A new computational technique developed at the University of Toronto may now be able to tell us.
Most existing methods examine mutations in segments of DNA that encode protein, what Frey refers to as low-hanging fruit. To find mutations outside of those segments, typical approaches such as genome wide association studies take disease data and compare the mutations of sick patients to those of healthy patients, seeking out patterns. Frey compares that approach to lining up all the books your child likes to read and looking for whether a particular letter occurs more frequently than in other books.
“It doesn’t work, because it doesn’t tell you why your kid likes the book,” he says. “Similarly, genome-wide association studies can’t tell you why a mutation is problematic.”
But looking at splicing can. Splicing is important for the vast majority of genes in the human body. When mutations alter splicing, genes may produce no protein, the wrong one or some other problem, which could lead to disease.
Frey’s team, which includes researchers from engineering, biology and medicine, developed a computer model that mimics how the cell directs splicing by detecting patterns within DNA sequences, called the ‘splicing code’. They then used their system to examine mutated DNA sequences and determine what effects the mutations would have, effectively scoring each mutation. Unlike existing methods, their technique provides an explanation for the effect of a mutation and it can be used to find mutations outside of segments that code for protein.
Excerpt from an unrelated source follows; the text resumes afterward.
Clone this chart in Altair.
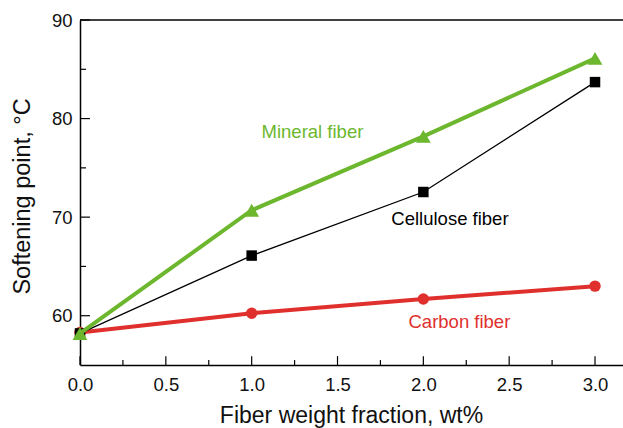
import altair as alt
import pandas as pd

fractions = [0.0, 1.0, 2.0, 3.0]
mineral = [58.2, 70.7, 78.2, 86.1]
cellulose = [58.2, 66.1, 72.55, 83.7]
carbon = [58.3, 60.25, 61.7, 63.0]

series_names = ["Mineral fiber", "Cellulose fiber", "Carbon fiber"]
series_colors = ["#6cb72e", "#000000", "#e0302d"]
label_x = [1.354, 2.155, 2.21]
label_y = [78.6, 69.8, 59.35]

x_major = [0.0, 0.5, 1.0, 1.5, 2.0, 2.5, 3.0]
x_minor = [0.25, 0.75, 1.25, 1.75, 2.25, 2.75]
y_major = [60, 70, 80, 90]
y_minor = [65, 75, 85]

XMAX = 3.163
YMIN, YMAX = 55, 90
FONT = "Liberation Sans"

xs = alt.Scale(domain=[0, XMAX], nice=False, zero=False)
ys = alt.Scale(domain=[YMIN, YMAX], nice=False, zero=False)

x_axis = alt.Axis(values=x_major, format=".1f", ticks=False, grid=False,
                  labelFontSize=18.5, labelFont=FONT, labelColor="#111",
                  labelPadding=10, domainColor="#000", domainWidth=1.5,
                  title="Fiber weight fraction, wt%", titleFont=FONT,
                  titleFontSize=23, titleFontWeight="normal", titleColor="#111",
                  titleX=271, titleY=57, titleBaseline="alphabetic",
                  titleAlign="center", labelFlush=False)
y_axis = alt.Axis(values=y_major, format="d", ticks=False, grid=False,
                  labelFontSize=18.5, labelFont=FONT, labelColor="#111",
                  labelPadding=8, domainColor="#000", domainWidth=1.5,
                  title="Softening point, °C", titleFont=FONT,
                  titleFontSize=23.5, titleFontWeight="normal", titleColor="#111",
                  titleX=-58, titleY=176, titleAngle=270, titleAlign="center",
                  titleBaseline="middle", labelFlush=False)

def X(f):
    return alt.X(f, type="quantitative", scale=xs, axis=x_axis)

def Y(f):
    return alt.Y(f, type="quantitative", scale=ys, axis=y_axis)

base_df = pd.DataFrame({"x": [0.0], "y": [YMIN]})
axes = alt.Chart(base_df).mark_point(opacity=0).encode(x=X("x"), y=Y("y"))

top_df = pd.DataFrame({"x": [0.0], "x2": [XMAX], "y": [YMAX]})
top_line = alt.Chart(top_df).mark_rule(color="#000", strokeWidth=1.5).encode(
    x=X("x"), x2="x2:Q", y=Y("y"))

# inward ticks
xt_major = pd.DataFrame({"x": x_major, "y": YMIN, "y2": YMIN + 0.9})
xt_minor = pd.DataFrame({"x": x_minor, "y": YMIN, "y2": YMIN + 0.5})
yt_major = pd.DataFrame({"y": y_major, "x": 0.0, "x2": 0.058})
yt_minor = pd.DataFrame({"y": y_minor, "x": 0.0, "x2": 0.035})

def xticks(df):
    return alt.Chart(df).mark_rule(color="#000", strokeWidth=1.2).encode(
        x=X("x"), y=Y("y"), y2="y2:Q")

def yticks(df):
    return alt.Chart(df).mark_rule(color="#000", strokeWidth=1.2).encode(
        y=Y("y"), x=X("x"), x2="x2:Q")

def series(vals, color, width, shape, size):
    df = pd.DataFrame({"x": fractions, "y": vals})
    line = alt.Chart(df).mark_line(color=color, strokeWidth=width).encode(
        x=X("x"), y=Y("y"))
    pts = alt.Chart(df).mark_point(shape=shape, filled=True, color=color,
                                   size=size, opacity=1).encode(
        x=X("x"), y=Y("y"))
    return line + pts

labels_df = pd.DataFrame({"x": label_x, "y": label_y, "name": series_names,
                          "c": series_colors})
labels = alt.Chart(labels_df).mark_text(font=FONT, fontSize=18.5).encode(
    x=X("x"), y=Y("y"),
    text="name:N",
    color=alt.Color("c:N", scale=None),
)

chart = alt.layer(
    axes, top_line,
    xticks(xt_major), xticks(xt_minor), yticks(yt_major), yticks(yt_minor),
    series(carbon, series_colors[2], 4, "circle", 130),
    series(cellulose, series_colors[1], 1.3, "square", 110),
    series(mineral, series_colors[0], 4, "triangle-up", 220),
    labels,
).properties(
    width=543, height=345,
    padding={"left": 80, "top": 20, "right": 0, "bottom": 63},
    autosize=alt.AutoSizeParams(type="none"),
    background="white",
).configure_view(strokeWidth=0)

chart.save("out.html", embed_options={"renderer": "svg", "actions": False})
To develop the computer model, Frey’s team fed experimental data into machine learning algorithms, so as to teach the computer how to examine a DNA sequence and output the splicing pattern.
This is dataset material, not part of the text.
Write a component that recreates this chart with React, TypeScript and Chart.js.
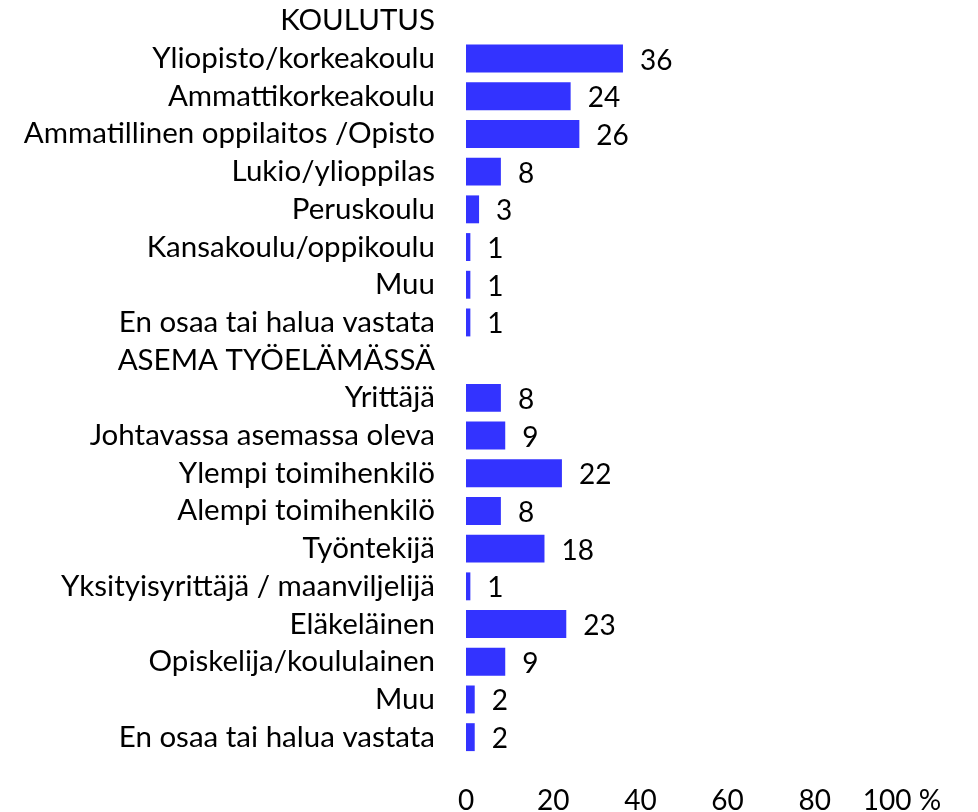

Their method works surprisingly well and has led to new discoveries. For example, using DNA sequences from five patients with autism provided by Scherer, the model was able to identify 39 new genes that could be implicated in autism spectrum disorder, a 40 per cent increase from about 100 previously known autism genes.
“Brendan’s work is groundbreaking because it represents a first serious attempt to decode the portions of that 98 per cent of the human genome outside the genes that are typically studied in genetic disease studies,” Scherer says. “This is particularly exciting since it is thought these segments of DNA may contain much of the missing information that we have been looking for in studies like autism.”
Scherer and Frey began collaborating at CIFAR meetings five years ago and they intend to use this model to analyze the genomes of 10,000 families with autism as part of the MSSNG study. The paper also sheds light on the genetic mechanisms that lead to spinal muscular atrophy, a leading cause of infant death, and nonpolyposis colorectal cancer.
Frey says his involvement in two CIFAR programs was crucial in making connections and in developing interdisciplinary expertise among his graduate students and postdoctoral fellows, including co-authors Hui Xiong, Babak Alipanahi, Leo Lee and Hannes Bretschneider. Also involved were Ben Blencowe of the University of Toronto and Nebojsa Jojic of Microsoft Research.
“My participation in the Neural Computation & Adaptive Perception program enabled my group to have access to the best techniques in deep learning,” Frey says. He adds that his interactions with members of the Genetic Networks program challenged him to take on some of the toughest questions in genetics.
CIFAR Senior Fellow Frederick Roth, co-director of the program in Genetic Networks, says Drs. Frey, Scherer and Hughes have been key members of the program and its efforts to interpret the genome. “Many of us will soon know our complete human genome sequence, which will be like having an encyclopedic guide to ourselves that is written in an alien language. This work promises to interpret the impact of mutations in a broader region of our genome than has been previously possible,” he says.